In some ways, this goes against what we may have thought. It would seem plausible that if given more time to mature and grow roots, a baby plant would have a better chance at being strong and tough. However, that doesn't exactly seem to be the case. By starting earlier, the plant goes through much less transplant shock and the roots themselves (given fresh soil and a bigger container fairly regularly,) have no problem stretching themselves quickly. This is, of course, assuming that they are given top notch care from separation onward. So it would be an interesting experiment for any of you growers out there to try sometime!
When I first began growing, the general advice was to wait until the baby leaves were the size of a nickel. For someone who is new to growing or is a little cautious about handling the babies, nickel-size is still fine. I did it myself for years when I first began growing violets. But now, I separate babies just as soon as I can safely handle them. On some minis, this might mean the baby leaves are no bigger than a pencil eraser! And, of course, I've done my own unscientific experiments when separating those tinier-than-life suckers that I can't bear to toss. And many of them survive!

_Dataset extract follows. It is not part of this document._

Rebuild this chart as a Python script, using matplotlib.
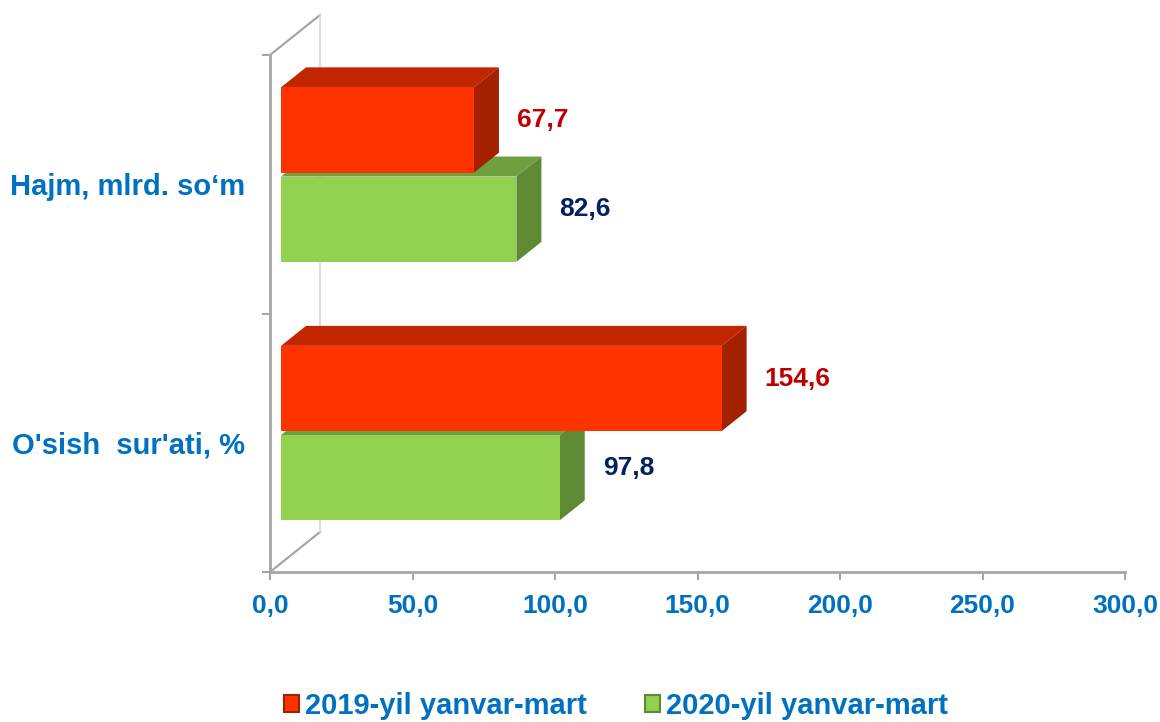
import matplotlib
matplotlib.use("Agg")
import matplotlib.pyplot as plt
from matplotlib.patches import Polygon, Patch

categories = ["O'sish  sur'ati, %", "Hajm, mlrd. so\u2018m"]
series_names = ["2019-yil yanvar-mart", "2020-yil yanvar-mart"]
values_2019 = [154.6, 67.7]
values_2020 = [97.8, 82.6]
x_ticks = [0, 50, 100, 150, 200, 250, 300]

plt.rcParams['font.family'] = ['Liberation Sans', 'DejaVu Sans']
plt.rcParams['font.weight'] = 'bold'

BLUE = '#0070C0'
AXIS = '#A6A6A6'
red_cols = ('#FF3300', '#C22600', '#A32000')
green_cols = ('#92D050', '#6FA040', '#5E8A33')

W, H = 1160, 722
fig = plt.figure(figsize=(W / 100, H / 100), dpi=100)
x0, x1, y0, y1 = 270, 1125, 572, 55
ax = fig.add_axes([x0 / W, 1 - y0 / H, (x1 - x0) / W, (y0 - y1) / H])
ax.set_xlim(0, 300)
ax.set_ylim(0, 2)

# pixel -> data units
px = 300 / (x1 - x0)
py = 2 / (y0 - y1)

front_dx, front_dy = 11 * px, 9 * py
depth_dx, depth_dy = 25 * px, 20 * py
wall_dx, wall_dy = 50 * px, 40 * py

# 3D frame lines
ax.plot([0, wall_dx], [2, 2 + wall_dy], color=AXIS, lw=1.6, clip_on=False, zorder=1)
ax.plot([0, wall_dx], [0, wall_dy], color=AXIS, lw=1.6, clip_on=False, zorder=1)
ax.plot([wall_dx, wall_dx], [wall_dy, 2 + wall_dy], color='#D9D9D9', lw=1.2, clip_on=False, zorder=1)

bar_h = 0.33
cat_pos = [0.5, 1.5]


def draw_bars(vals, offset, cols, label_color, zo):
    ys = [c + offset + front_dy for c in cat_pos]
    ax.barh(ys, vals, height=bar_h, left=front_dx, color=cols[0],
            edgecolor='none', zorder=zo + 0.2)
    for v, yc in zip(vals, ys):
        xl, xr = front_dx, front_dx + v
        yb, yt = yc - bar_h / 2, yc + bar_h / 2
        top = Polygon([(xl, yt), (xr, yt), (xr + depth_dx, yt + depth_dy),
                       (xl + depth_dx, yt + depth_dy)], closed=True,
                      facecolor=cols[1], edgecolor='none', zorder=zo, clip_on=False)
        side = Polygon([(xr, yb), (xr, yt), (xr + depth_dx, yt + depth_dy),
                        (xr + depth_dx, yb + depth_dy)], closed=True,
                       facecolor=cols[2], edgecolor='none', zorder=zo + 0.1, clip_on=False)
        ax.add_patch(top)
        ax.add_patch(side)
        ax.text(xr + depth_dx + 18 * px, yc + 10 * py, f"{v:.1f}".replace('.', ','),
                color=label_color, fontsize=19, fontweight='bold',
                ha='left', va='center', zorder=5)


draw_bars(values_2020, -0.17, green_cols, '#002060', 2)
draw_bars(values_2019, 0.175, red_cols, '#C00000', 3)

for s in ['top', 'right']:
    ax.spines[s].set_visible(False)
for s in ['left', 'bottom']:
    ax.spines[s].set_color(AXIS)
    ax.spines[s].set_linewidth(2)

ax.set_xticks(x_ticks)
ax.set_xticklabels([f"{t:.1f}".replace('.', ',') for t in x_ticks],
                   color=BLUE, fontsize=19, fontweight='bold')
ax.tick_params(axis='x', length=6, width=1.5, color=AXIS, pad=10)

ax.set_yticks([0, 1, 2])
ax.set_yticklabels([])
ax.tick_params(axis='y', which='major', length=6, width=1.5, color=AXIS)
ax.set_yticks(cat_pos, minor=True)
ax.set_yticklabels(categories, minor=True, color=BLUE, fontsize=21, fontweight='bold')
ax.tick_params(axis='y', which='minor', length=0, pad=18)

handles = [Patch(facecolor=red_cols[0], edgecolor=red_cols[2], linewidth=1.5),
           Patch(facecolor=green_cols[0], edgecolor=green_cols[2], linewidth=1.5)]
leg = fig.legend(handles, series_names, loc='center', bbox_to_anchor=(616 / W, 1 - 706 / H),
                 ncol=2, frameon=False, fontsize=21, handlelength=0.5, handleheight=0.5,
                 handletextpad=0.2, columnspacing=2.0)
for t in leg.get_texts():
    t.set_color(BLUE)
    t.set_fontweight('bold')

fig.savefig('out.png', dpi=100)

Now, I must admit I don't always separate when I should. Many times I have left rooting leaves inside baggies or domes for months longer than I should have. Inside these humidity tents, the constant condensation tends to stunt most babies from being sturdy and stout. Instead, they grow weak and spindly, sometimes with an exaggerated main stem that seems rubbery. I won't say that these babies never grow up strong and proud, but I think they've begun life with a decided disadvantage. So don't do what I sometimes do and procrastinate on separating. It really does make a huge difference!